**THE TASK**
Below is a block of records; reproduce all of them exactly and leave out any pictures.

##### ENTRIES SHOWN

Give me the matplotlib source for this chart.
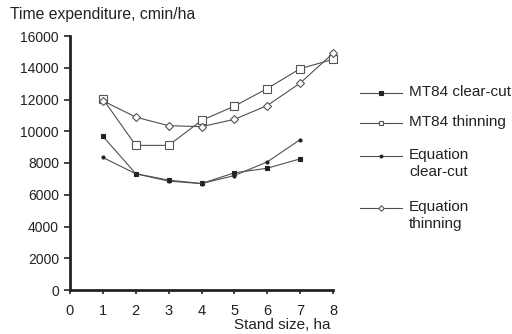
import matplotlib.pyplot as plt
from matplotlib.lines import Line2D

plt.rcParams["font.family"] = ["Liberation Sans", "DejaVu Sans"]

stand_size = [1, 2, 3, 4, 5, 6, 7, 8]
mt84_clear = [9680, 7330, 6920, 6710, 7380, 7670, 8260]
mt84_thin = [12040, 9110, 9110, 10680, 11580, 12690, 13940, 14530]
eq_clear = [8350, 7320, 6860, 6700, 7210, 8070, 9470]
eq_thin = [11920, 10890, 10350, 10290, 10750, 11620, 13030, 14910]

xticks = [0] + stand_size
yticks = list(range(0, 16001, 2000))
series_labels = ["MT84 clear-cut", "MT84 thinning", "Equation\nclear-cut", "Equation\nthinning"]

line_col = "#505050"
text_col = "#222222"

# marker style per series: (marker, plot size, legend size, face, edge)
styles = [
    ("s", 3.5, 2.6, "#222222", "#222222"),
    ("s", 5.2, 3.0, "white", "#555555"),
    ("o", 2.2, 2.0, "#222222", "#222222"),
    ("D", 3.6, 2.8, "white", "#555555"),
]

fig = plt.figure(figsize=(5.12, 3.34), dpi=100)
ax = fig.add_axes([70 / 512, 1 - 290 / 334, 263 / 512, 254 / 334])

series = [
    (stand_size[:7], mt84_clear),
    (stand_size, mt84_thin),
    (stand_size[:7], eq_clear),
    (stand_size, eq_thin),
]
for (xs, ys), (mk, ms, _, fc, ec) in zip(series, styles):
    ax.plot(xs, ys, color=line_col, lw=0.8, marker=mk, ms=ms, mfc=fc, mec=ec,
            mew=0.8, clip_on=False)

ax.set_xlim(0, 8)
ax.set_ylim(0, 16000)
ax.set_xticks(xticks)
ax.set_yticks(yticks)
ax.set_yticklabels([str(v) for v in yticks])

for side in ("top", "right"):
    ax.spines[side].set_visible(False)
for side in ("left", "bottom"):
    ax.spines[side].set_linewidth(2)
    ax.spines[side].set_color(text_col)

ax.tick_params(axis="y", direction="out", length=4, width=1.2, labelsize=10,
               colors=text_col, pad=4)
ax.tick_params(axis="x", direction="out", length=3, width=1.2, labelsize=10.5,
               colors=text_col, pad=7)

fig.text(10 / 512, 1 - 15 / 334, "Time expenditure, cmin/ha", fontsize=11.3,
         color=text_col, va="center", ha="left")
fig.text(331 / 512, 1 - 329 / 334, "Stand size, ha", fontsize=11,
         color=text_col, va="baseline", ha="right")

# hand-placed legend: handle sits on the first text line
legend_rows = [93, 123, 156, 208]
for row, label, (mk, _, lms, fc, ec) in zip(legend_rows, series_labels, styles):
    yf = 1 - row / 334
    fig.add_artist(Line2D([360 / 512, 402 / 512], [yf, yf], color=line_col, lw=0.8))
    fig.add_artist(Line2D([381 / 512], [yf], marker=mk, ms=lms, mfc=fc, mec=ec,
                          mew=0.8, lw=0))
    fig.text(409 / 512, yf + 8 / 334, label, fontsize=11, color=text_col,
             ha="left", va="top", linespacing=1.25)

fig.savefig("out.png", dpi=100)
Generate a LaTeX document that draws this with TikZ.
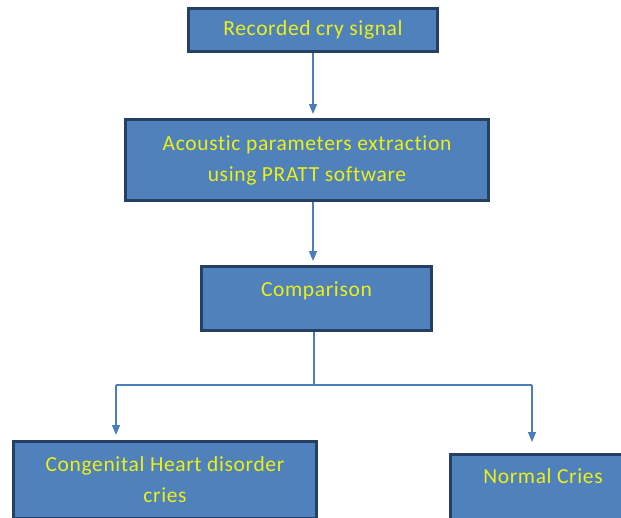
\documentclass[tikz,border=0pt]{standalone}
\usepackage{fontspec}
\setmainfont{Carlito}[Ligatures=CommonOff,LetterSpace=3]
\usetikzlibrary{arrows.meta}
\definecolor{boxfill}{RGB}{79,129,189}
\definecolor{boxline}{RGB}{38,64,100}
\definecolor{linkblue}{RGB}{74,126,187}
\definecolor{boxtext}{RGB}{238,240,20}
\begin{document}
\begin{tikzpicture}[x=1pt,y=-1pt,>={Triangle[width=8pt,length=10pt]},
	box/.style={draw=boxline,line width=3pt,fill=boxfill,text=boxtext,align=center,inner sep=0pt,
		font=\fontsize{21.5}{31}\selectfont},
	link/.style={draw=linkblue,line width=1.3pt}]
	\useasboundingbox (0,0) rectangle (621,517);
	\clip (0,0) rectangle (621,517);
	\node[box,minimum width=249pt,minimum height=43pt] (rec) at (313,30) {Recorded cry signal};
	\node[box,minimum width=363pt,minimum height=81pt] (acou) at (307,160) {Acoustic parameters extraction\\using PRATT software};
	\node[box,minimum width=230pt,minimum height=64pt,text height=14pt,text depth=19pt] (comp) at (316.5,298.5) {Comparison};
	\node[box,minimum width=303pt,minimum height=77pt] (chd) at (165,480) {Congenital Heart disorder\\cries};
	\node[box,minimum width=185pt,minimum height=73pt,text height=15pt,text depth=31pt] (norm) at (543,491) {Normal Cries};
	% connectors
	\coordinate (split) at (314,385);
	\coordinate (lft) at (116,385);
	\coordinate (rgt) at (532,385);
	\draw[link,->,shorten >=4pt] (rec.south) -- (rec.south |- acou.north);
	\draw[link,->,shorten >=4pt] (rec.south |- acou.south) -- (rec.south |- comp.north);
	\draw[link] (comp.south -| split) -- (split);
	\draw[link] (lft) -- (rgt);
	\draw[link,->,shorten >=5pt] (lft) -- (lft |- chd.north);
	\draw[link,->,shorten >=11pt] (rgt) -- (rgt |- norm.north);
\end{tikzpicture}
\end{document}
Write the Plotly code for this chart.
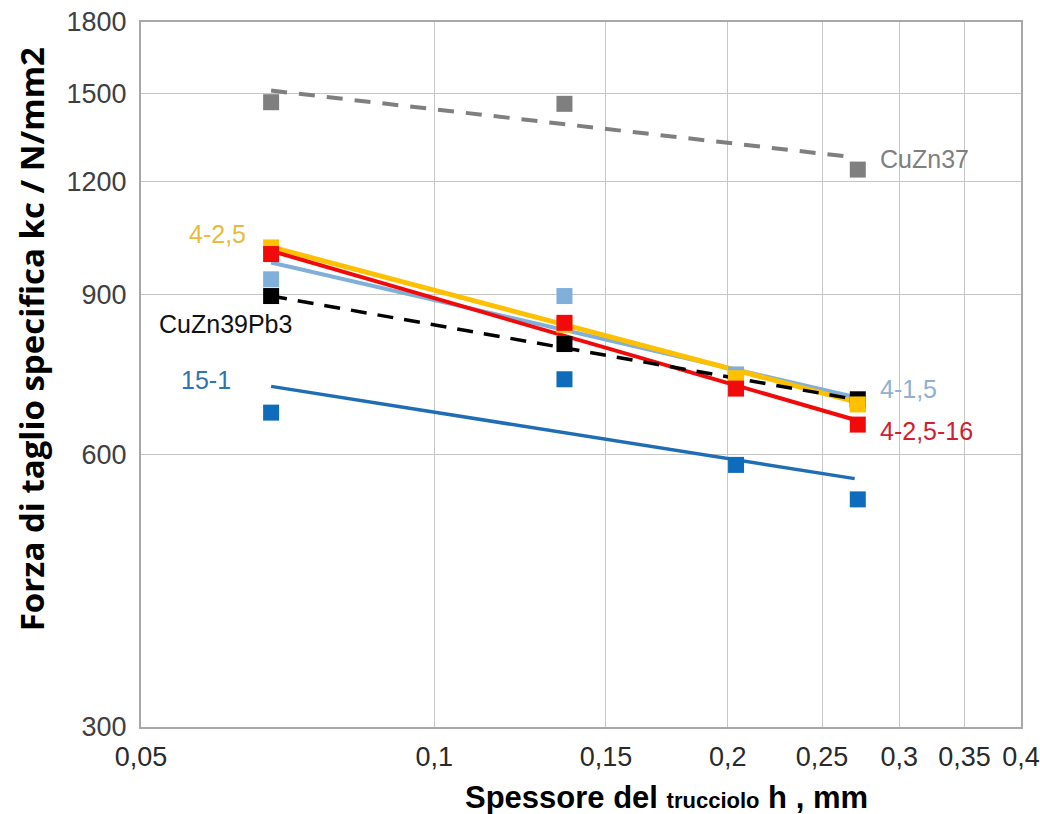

##########

**WRITTEN SOLUTION**
Give me the matplotlib source for this chart.
import matplotlib.pyplot as plt
from matplotlib.lines import Line2D

plt.rcParams["font.family"] = ["Liberation Sans", "DejaVu Sans"]

stand_size = [1, 2, 3, 4, 5, 6, 7, 8]
mt84_clear = [9680, 7330, 6920, 6710, 7380, 7670, 8260]
mt84_thin = [12040, 9110, 9110, 10680, 11580, 12690, 13940, 14530]
eq_clear = [8350, 7320, 6860, 6700, 7210, 8070, 9470]
eq_thin = [11920, 10890, 10350, 10290, 10750, 11620, 13030, 14910]

xticks = [0] + stand_size
yticks = list(range(0, 16001, 2000))
series_labels = ["MT84 clear-cut", "MT84 thinning", "Equation\nclear-cut", "Equation\nthinning"]

line_col = "#505050"
text_col = "#222222"

# marker style per series: (marker, plot size, legend size, face, edge)
styles = [
    ("s", 3.5, 2.6, "#222222", "#222222"),
    ("s", 5.2, 3.0, "white", "#555555"),
    ("o", 2.2, 2.0, "#222222", "#222222"),
    ("D", 3.6, 2.8, "white", "#555555"),
]

fig = plt.figure(figsize=(5.12, 3.34), dpi=100)
ax = fig.add_axes([70 / 512, 1 - 290 / 334, 263 / 512, 254 / 334])

series = [
    (stand_size[:7], mt84_clear),
    (stand_size, mt84_thin),
    (stand_size[:7], eq_clear),
    (stand_size, eq_thin),
]
for (xs, ys), (mk, ms, _, fc, ec) in zip(series, styles):
    ax.plot(xs, ys, color=line_col, lw=0.8, marker=mk, ms=ms, mfc=fc, mec=ec,
            mew=0.8, clip_on=False)

ax.set_xlim(0, 8)
ax.set_ylim(0, 16000)
ax.set_xticks(xticks)
ax.set_yticks(yticks)
ax.set_yticklabels([str(v) for v in yticks])

for side in ("top", "right"):
    ax.spines[side].set_visible(False)
for side in ("left", "bottom"):
    ax.spines[side].set_linewidth(2)
    ax.spines[side].set_color(text_col)

ax.tick_params(axis="y", direction="out", length=4, width=1.2, labelsize=10,
               colors=text_col, pad=4)
ax.tick_params(axis="x", direction="out", length=3, width=1.2, labelsize=10.5,
               colors=text_col, pad=7)

fig.text(10 / 512, 1 - 15 / 334, "Time expenditure, cmin/ha", fontsize=11.3,
         color=text_col, va="center", ha="left")
fig.text(331 / 512, 1 - 329 / 334, "Stand size, ha", fontsize=11,
         color=text_col, va="baseline", ha="right")

# hand-placed legend: handle sits on the first text line
legend_rows = [93, 123, 156, 208]
for row, label, (mk, _, lms, fc, ec) in zip(legend_rows, series_labels, styles):
    yf = 1 - row / 334
    fig.add_artist(Line2D([360 / 512, 402 / 512], [yf, yf], color=line_col, lw=0.8))
    fig.add_artist(Line2D([381 / 512], [yf], marker=mk, ms=lms, mfc=fc, mec=ec,
                          mew=0.8, lw=0))
    fig.text(409 / 512, yf + 8 / 334, label, fontsize=11, color=text_col,
             ha="left", va="top", linespacing=1.25)

fig.savefig("out.png", dpi=100)
Generate a LaTeX document that draws this with TikZ.
\documentclass[tikz,border=0pt]{standalone}
\usepackage{fontspec}
\setmainfont{Carlito}[Ligatures=CommonOff,LetterSpace=3]
\usetikzlibrary{arrows.meta}
\definecolor{boxfill}{RGB}{79,129,189}
\definecolor{boxline}{RGB}{38,64,100}
\definecolor{linkblue}{RGB}{74,126,187}
\definecolor{boxtext}{RGB}{238,240,20}
\begin{document}
\begin{tikzpicture}[x=1pt,y=-1pt,>={Triangle[width=8pt,length=10pt]},
	box/.style={draw=boxline,line width=3pt,fill=boxfill,text=boxtext,align=center,inner sep=0pt,
		font=\fontsize{21.5}{31}\selectfont},
	link/.style={draw=linkblue,line width=1.3pt}]
	\useasboundingbox (0,0) rectangle (621,517);
	\clip (0,0) rectangle (621,517);
	\node[box,minimum width=249pt,minimum height=43pt] (rec) at (313,30) {Recorded cry signal};
	\node[box,minimum width=363pt,minimum height=81pt] (acou) at (307,160) {Acoustic parameters extraction\\using PRATT software};
	\node[box,minimum width=230pt,minimum height=64pt,text height=14pt,text depth=19pt] (comp) at (316.5,298.5) {Comparison};
	\node[box,minimum width=303pt,minimum height=77pt] (chd) at (165,480) {Congenital Heart disorder\\cries};
	\node[box,minimum width=185pt,minimum height=73pt,text height=15pt,text depth=31pt] (norm) at (543,491) {Normal Cries};
	% connectors
	\coordinate (split) at (314,385);
	\coordinate (lft) at (116,385);
	\coordinate (rgt) at (532,385);
	\draw[link,->,shorten >=4pt] (rec.south) -- (rec.south |- acou.north);
	\draw[link,->,shorten >=4pt] (rec.south |- acou.south) -- (rec.south |- comp.north);
	\draw[link] (comp.south -| split) -- (split);
	\draw[link] (lft) -- (rgt);
	\draw[link,->,shorten >=5pt] (lft) -- (lft |- chd.north);
	\draw[link,->,shorten >=11pt] (rgt) -- (rgt |- norm.north);
\end{tikzpicture}
\end{document}
Write the Plotly code for this chart.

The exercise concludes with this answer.